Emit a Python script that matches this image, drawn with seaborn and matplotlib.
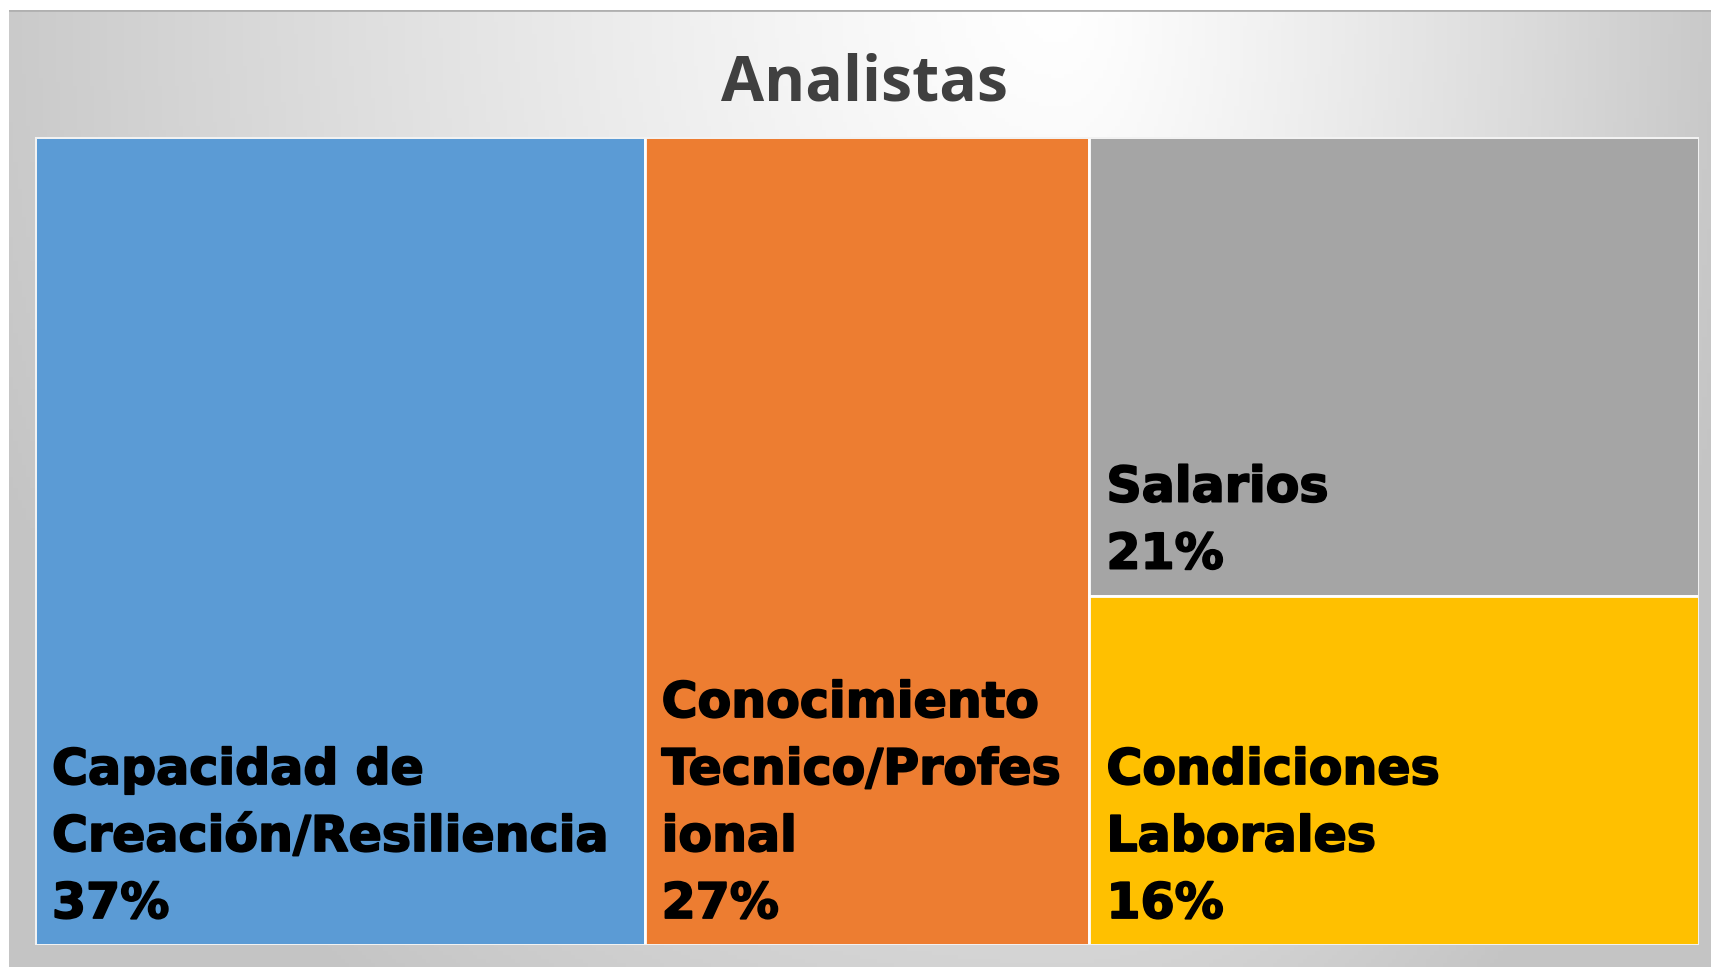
import numpy as np
import matplotlib
matplotlib.use("Agg")
import matplotlib.pyplot as plt
from matplotlib.patches import Rectangle
import matplotlib.patheffects as pe
import seaborn as sns

# ---- data ----
title = "Analistas"
categories = ["Capacidad de\nCreación/Resiliencia", "Conocimiento\nTecnico/Profes\nional",
              "Salarios", "Condiciones\nLaborales"]
values = [37, 27, 21, 16]
colors = ["#5B9BD5", "#ED7D31", "#A5A5A5", "#FFC000"]

sns.set_theme(style="white")
plt.rcParams["font.family"] = ["DejaVu Sans"]

W, H = 1711, 967
fig = plt.figure(figsize=(W / 100, H / 100), dpi=100)
fig.patch.set_facecolor("white")

# background panel with gradient
bg = fig.add_axes([9 / W, 0, 1 - 9 / W, 1 - 10 / H])
bg.set_axis_off()
nx, ny = 400, 240
xs = np.linspace(9, W, nx)
ys = np.linspace(10, H, ny)
X, Y = np.meshgrid(xs, ys)
cx, cy = 1060, 0
rx = np.where(X < cx, 1150, 700)
ry = 1250
D = np.sqrt(((X - cx) / rx) ** 2 + ((Y - cy) / ry) ** 2)
D = np.clip(D, 0, 1)
g = 1.0 - 0.23 * D ** 1.2
img = np.dstack([g, g, g])
bg.imshow(img, extent=[0, 1, 0, 1], aspect="auto", origin="upper")
bg.set_xlim(0, 1)
bg.set_ylim(0, 1)
bg.plot([0, 1], [1, 1], color="#b0b0b0", lw=2)

# treemap axes
x0, x1, y0, y1 = 35, 1699, 137, 945
ax = fig.add_axes([x0 / W, (H - y1) / H, (x1 - x0) / W, (y1 - y0) / H])
ax.set_axis_off()
total = sum(values)
ax.set_xlim(0, total)
ax.set_ylim(0, 1)

# slice-and-dice layout: first two as columns, last two stacked in a column
rects = []
xpos = 0
for v in values[:2]:
    rects.append((xpos, 0, v, 1))
    xpos += v
rest = sum(values[2:])
wcol = total - xpos
ypos = 1
for v in values[2:]:
    h = v / rest
    ypos -= h
    rects.append((xpos, ypos, wcol, h))

for (rx0, ry0, rw, rh), c, cat, v in zip(rects, colors, categories, values):
    ax.add_patch(Rectangle((rx0, ry0), rw, rh, facecolor=c, edgecolor="white", lw=2))
    ax.annotate(f"{cat}\n{v}%", xy=(rx0, ry0), xytext=(17, 17), textcoords="offset pixels",
                ha="left", va="bottom", fontsize=35.3, fontweight="bold", color="black",
                linespacing=1.5,
                path_effects=[pe.withStroke(linewidth=1.3, foreground="black")])

ax.add_patch(Rectangle((0, 0), total, 1, facecolor="none", edgecolor="#f2f2f2", lw=2))

fig.text(865 / W, 1 - 84 / H, title, ha="center", va="center", fontsize=45,
         fontweight="bold", color="#404040", family=["Open Sans", "DejaVu Sans"])

fig.savefig("out.png", dpi=100)
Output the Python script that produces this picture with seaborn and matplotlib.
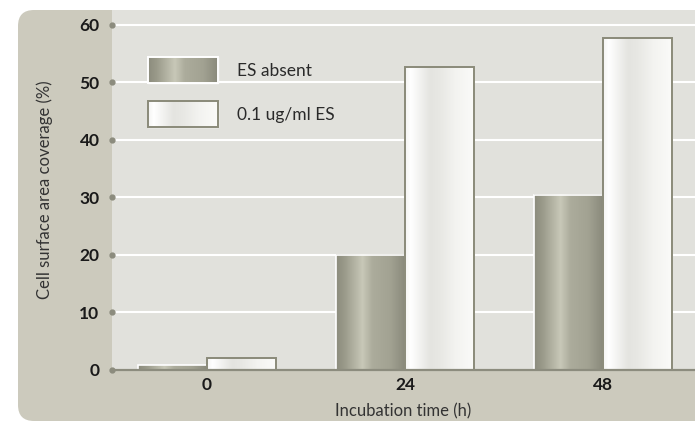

==========

### What you should do
Transcribe each entry above exactly, apart from the pictures.

### Written response
Emit a Python script that matches this image, drawn with seaborn and matplotlib.
import numpy as np
import matplotlib
matplotlib.use("Agg")
import matplotlib.pyplot as plt
from matplotlib.patches import Rectangle
import matplotlib.patheffects as pe
import seaborn as sns

# ---- data ----
title = "Analistas"
categories = ["Capacidad de\nCreación/Resiliencia", "Conocimiento\nTecnico/Profes\nional",
              "Salarios", "Condiciones\nLaborales"]
values = [37, 27, 21, 16]
colors = ["#5B9BD5", "#ED7D31", "#A5A5A5", "#FFC000"]

sns.set_theme(style="white")
plt.rcParams["font.family"] = ["DejaVu Sans"]

W, H = 1711, 967
fig = plt.figure(figsize=(W / 100, H / 100), dpi=100)
fig.patch.set_facecolor("white")

# background panel with gradient
bg = fig.add_axes([9 / W, 0, 1 - 9 / W, 1 - 10 / H])
bg.set_axis_off()
nx, ny = 400, 240
xs = np.linspace(9, W, nx)
ys = np.linspace(10, H, ny)
X, Y = np.meshgrid(xs, ys)
cx, cy = 1060, 0
rx = np.where(X < cx, 1150, 700)
ry = 1250
D = np.sqrt(((X - cx) / rx) ** 2 + ((Y - cy) / ry) ** 2)
D = np.clip(D, 0, 1)
g = 1.0 - 0.23 * D ** 1.2
img = np.dstack([g, g, g])
bg.imshow(img, extent=[0, 1, 0, 1], aspect="auto", origin="upper")
bg.set_xlim(0, 1)
bg.set_ylim(0, 1)
bg.plot([0, 1], [1, 1], color="#b0b0b0", lw=2)

# treemap axes
x0, x1, y0, y1 = 35, 1699, 137, 945
ax = fig.add_axes([x0 / W, (H - y1) / H, (x1 - x0) / W, (y1 - y0) / H])
ax.set_axis_off()
total = sum(values)
ax.set_xlim(0, total)
ax.set_ylim(0, 1)

# slice-and-dice layout: first two as columns, last two stacked in a column
rects = []
xpos = 0
for v in values[:2]:
    rects.append((xpos, 0, v, 1))
    xpos += v
rest = sum(values[2:])
wcol = total - xpos
ypos = 1
for v in values[2:]:
    h = v / rest
    ypos -= h
    rects.append((xpos, ypos, wcol, h))

for (rx0, ry0, rw, rh), c, cat, v in zip(rects, colors, categories, values):
    ax.add_patch(Rectangle((rx0, ry0), rw, rh, facecolor=c, edgecolor="white", lw=2))
    ax.annotate(f"{cat}\n{v}%", xy=(rx0, ry0), xytext=(17, 17), textcoords="offset pixels",
                ha="left", va="bottom", fontsize=35.3, fontweight="bold", color="black",
                linespacing=1.5,
                path_effects=[pe.withStroke(linewidth=1.3, foreground="black")])

ax.add_patch(Rectangle((0, 0), total, 1, facecolor="none", edgecolor="#f2f2f2", lw=2))

fig.text(865 / W, 1 - 84 / H, title, ha="center", va="center", fontsize=45,
         fontweight="bold", color="#404040", family=["Open Sans", "DejaVu Sans"])

fig.savefig("out.png", dpi=100)
Output the Python script that produces this picture with seaborn and matplotlib.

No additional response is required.